Magnon‐Coupled Intralayer Moiré Trion in Monolayer Semiconductor–Antiferromagnet Heterostructures

Moiré fringe patterns created by stacking different 2D layered materials as artificial van der Waals (vdW) heterostructures have become a novel platform to study and engineer optically generated excitonic properties. The moiré patterns contribute to the formation of spatially ordered excitonic states (excitons and trions), which can be used in the quantum simulation of many‐body systems and ensembles of coherent quantum light emitters. The intriguing moiré excitonic properties are affected by and controlled via the interaction with magnetic elements. Here, a moiré excitonic system interacting with the magnetic elementary excitation of antiferromagnetic orders in MoSe2/MnPS3 vdW heterostructures is reported. The low‐temperature photoluminescence spectra with additional fine spectral structures on the low‐energy side, which are coupled magnon–trion peaks below the Néel temperature of MnPS3, are carefully investigated.
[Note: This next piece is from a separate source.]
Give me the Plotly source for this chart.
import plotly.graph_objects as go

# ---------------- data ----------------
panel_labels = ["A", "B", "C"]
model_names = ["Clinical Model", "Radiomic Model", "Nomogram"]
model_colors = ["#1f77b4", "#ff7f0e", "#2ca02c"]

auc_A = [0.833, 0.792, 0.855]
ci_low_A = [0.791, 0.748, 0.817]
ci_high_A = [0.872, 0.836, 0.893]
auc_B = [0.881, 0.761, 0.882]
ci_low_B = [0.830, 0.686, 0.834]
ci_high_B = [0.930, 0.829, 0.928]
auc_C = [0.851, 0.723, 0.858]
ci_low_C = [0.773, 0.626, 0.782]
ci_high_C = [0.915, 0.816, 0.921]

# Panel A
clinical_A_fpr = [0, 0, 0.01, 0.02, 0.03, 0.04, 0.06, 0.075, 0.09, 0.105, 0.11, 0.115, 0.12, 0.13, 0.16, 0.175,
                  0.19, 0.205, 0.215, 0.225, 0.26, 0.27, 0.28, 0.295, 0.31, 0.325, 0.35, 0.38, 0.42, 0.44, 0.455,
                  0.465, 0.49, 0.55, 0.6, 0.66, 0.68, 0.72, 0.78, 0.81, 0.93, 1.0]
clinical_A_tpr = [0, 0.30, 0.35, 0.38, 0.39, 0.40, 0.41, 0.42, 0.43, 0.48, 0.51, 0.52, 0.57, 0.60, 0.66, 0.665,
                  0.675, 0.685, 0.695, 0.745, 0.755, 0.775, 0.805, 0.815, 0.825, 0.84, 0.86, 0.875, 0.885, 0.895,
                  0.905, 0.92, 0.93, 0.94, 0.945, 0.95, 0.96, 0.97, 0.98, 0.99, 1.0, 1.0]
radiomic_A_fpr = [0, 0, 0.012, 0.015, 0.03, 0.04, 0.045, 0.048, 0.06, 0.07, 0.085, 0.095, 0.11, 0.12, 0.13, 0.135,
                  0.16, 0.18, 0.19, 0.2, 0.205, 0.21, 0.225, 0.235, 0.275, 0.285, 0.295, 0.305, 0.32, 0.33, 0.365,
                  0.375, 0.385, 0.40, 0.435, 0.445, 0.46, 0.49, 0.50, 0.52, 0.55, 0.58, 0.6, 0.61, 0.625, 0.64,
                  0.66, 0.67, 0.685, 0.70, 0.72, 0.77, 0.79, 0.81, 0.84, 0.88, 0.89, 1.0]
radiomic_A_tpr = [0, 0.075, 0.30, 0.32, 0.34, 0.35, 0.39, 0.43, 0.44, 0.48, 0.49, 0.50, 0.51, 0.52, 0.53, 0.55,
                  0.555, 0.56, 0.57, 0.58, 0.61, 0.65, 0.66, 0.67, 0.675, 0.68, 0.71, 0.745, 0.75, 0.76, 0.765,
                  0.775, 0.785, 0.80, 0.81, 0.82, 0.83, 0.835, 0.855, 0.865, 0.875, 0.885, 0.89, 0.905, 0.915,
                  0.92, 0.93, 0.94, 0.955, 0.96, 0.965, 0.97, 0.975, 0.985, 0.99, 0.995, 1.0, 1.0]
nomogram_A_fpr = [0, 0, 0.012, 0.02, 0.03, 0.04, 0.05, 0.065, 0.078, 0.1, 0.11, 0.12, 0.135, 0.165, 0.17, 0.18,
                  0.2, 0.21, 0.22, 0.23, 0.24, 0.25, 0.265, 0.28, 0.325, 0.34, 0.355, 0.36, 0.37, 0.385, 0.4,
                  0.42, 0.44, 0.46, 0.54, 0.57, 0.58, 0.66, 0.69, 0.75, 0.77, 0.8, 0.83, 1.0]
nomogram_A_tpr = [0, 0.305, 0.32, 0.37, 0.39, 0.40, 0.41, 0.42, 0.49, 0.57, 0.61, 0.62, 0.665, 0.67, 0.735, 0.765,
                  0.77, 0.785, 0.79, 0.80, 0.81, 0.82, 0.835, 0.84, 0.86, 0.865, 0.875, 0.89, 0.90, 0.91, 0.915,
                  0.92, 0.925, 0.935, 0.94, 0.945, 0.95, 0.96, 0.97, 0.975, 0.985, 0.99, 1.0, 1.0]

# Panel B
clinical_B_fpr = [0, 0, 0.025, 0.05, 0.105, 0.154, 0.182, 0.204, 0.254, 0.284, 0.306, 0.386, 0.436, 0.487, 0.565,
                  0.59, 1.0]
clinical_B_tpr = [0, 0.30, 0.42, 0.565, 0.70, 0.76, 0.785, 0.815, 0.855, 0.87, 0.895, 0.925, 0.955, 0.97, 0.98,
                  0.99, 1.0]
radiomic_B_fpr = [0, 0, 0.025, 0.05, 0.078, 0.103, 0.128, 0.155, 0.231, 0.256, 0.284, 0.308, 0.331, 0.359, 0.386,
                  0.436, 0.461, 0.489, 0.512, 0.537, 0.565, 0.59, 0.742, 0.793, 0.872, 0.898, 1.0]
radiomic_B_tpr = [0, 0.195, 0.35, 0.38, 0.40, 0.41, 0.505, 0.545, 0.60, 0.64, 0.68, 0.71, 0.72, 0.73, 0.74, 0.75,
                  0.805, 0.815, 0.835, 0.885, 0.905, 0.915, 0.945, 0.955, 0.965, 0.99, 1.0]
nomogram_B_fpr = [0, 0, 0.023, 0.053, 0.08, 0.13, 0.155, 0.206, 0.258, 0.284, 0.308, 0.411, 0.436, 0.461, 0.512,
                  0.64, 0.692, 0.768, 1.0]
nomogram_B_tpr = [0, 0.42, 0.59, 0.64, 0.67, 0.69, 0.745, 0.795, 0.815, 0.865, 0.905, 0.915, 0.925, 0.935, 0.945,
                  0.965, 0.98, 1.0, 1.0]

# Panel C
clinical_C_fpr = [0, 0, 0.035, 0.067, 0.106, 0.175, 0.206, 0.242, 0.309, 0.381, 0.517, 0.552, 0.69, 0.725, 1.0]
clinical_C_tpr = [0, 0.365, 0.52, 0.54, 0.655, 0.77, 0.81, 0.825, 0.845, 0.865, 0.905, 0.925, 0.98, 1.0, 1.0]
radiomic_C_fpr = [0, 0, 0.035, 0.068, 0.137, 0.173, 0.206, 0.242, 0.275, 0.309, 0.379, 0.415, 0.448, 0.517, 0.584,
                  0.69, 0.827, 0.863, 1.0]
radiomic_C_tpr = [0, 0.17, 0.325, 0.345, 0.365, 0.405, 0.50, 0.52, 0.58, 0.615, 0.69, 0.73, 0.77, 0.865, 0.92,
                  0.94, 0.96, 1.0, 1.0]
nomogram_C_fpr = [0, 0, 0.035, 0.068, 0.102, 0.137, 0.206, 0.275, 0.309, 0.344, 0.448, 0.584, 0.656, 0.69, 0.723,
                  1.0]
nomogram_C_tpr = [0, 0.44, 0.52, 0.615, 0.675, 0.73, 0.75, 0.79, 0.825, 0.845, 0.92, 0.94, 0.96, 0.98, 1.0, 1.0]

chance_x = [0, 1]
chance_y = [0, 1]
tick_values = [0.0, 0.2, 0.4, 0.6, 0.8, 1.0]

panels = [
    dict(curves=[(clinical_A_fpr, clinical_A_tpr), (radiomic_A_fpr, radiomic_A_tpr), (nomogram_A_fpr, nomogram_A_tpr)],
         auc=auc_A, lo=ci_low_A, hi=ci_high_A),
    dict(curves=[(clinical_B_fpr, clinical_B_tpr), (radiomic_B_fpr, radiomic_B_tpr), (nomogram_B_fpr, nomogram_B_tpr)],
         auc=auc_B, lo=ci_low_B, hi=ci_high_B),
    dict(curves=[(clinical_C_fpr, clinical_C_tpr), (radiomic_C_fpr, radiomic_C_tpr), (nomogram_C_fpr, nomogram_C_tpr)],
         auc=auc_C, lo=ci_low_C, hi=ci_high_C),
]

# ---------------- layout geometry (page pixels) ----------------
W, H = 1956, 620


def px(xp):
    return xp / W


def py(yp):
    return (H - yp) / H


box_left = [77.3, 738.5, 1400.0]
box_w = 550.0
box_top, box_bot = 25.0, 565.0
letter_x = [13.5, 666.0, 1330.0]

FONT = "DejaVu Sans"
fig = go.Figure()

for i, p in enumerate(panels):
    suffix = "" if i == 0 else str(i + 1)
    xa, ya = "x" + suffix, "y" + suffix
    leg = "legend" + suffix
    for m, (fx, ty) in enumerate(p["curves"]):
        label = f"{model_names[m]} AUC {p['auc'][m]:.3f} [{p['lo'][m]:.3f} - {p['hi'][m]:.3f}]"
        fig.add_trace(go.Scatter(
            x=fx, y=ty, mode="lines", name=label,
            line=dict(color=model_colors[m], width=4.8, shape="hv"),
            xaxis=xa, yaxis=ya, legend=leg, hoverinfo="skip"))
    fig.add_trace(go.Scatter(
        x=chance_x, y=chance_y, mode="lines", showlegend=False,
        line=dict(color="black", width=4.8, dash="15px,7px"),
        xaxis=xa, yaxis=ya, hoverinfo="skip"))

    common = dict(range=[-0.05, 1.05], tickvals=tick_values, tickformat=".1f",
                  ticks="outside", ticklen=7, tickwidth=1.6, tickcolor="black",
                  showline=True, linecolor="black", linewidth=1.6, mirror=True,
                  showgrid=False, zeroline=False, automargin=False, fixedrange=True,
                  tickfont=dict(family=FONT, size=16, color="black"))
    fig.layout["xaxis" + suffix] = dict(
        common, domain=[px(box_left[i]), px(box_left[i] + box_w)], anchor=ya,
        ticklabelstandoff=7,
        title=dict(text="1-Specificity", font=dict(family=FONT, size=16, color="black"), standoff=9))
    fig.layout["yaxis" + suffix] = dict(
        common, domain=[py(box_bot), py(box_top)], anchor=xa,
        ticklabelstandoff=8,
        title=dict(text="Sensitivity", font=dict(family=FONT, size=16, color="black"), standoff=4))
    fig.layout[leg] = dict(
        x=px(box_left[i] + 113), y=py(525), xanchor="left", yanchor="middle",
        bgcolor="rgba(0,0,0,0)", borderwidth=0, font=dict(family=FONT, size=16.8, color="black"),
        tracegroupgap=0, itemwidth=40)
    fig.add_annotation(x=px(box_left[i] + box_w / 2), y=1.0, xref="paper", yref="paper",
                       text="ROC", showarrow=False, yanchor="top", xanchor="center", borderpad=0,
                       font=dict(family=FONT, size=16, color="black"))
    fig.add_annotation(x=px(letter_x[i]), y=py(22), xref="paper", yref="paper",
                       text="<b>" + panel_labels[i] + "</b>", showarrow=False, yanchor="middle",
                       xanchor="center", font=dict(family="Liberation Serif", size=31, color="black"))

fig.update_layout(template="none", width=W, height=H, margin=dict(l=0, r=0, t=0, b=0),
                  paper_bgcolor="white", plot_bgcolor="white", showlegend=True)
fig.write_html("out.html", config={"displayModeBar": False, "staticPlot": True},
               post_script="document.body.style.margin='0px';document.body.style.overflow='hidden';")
The fine spectral structures with long lifetime and coherence time are assigned to intralayer trion–magnon complexes trapped in the moiré potentials (moiré trion–magnon complexes). These findings highlight the emergence of moiré trion–magnon complexes and provide a new way to explore novel quantum phenomena in moiré excitonic systems with magnetic functionalities. Moiré patterns of van der Waals heterostructures offer a powerful platform for engineering excitonic states, leading to the formation of moiré excitonic states. However, interactions between moiré excitonic states and magnetic elementary excitations are not studied. In this work, a moiré excitonic system interacting with an antiferromagnetic order in a monolayer MoSe2 and an antiferromagnetic MnPS3 heterostructure is reported.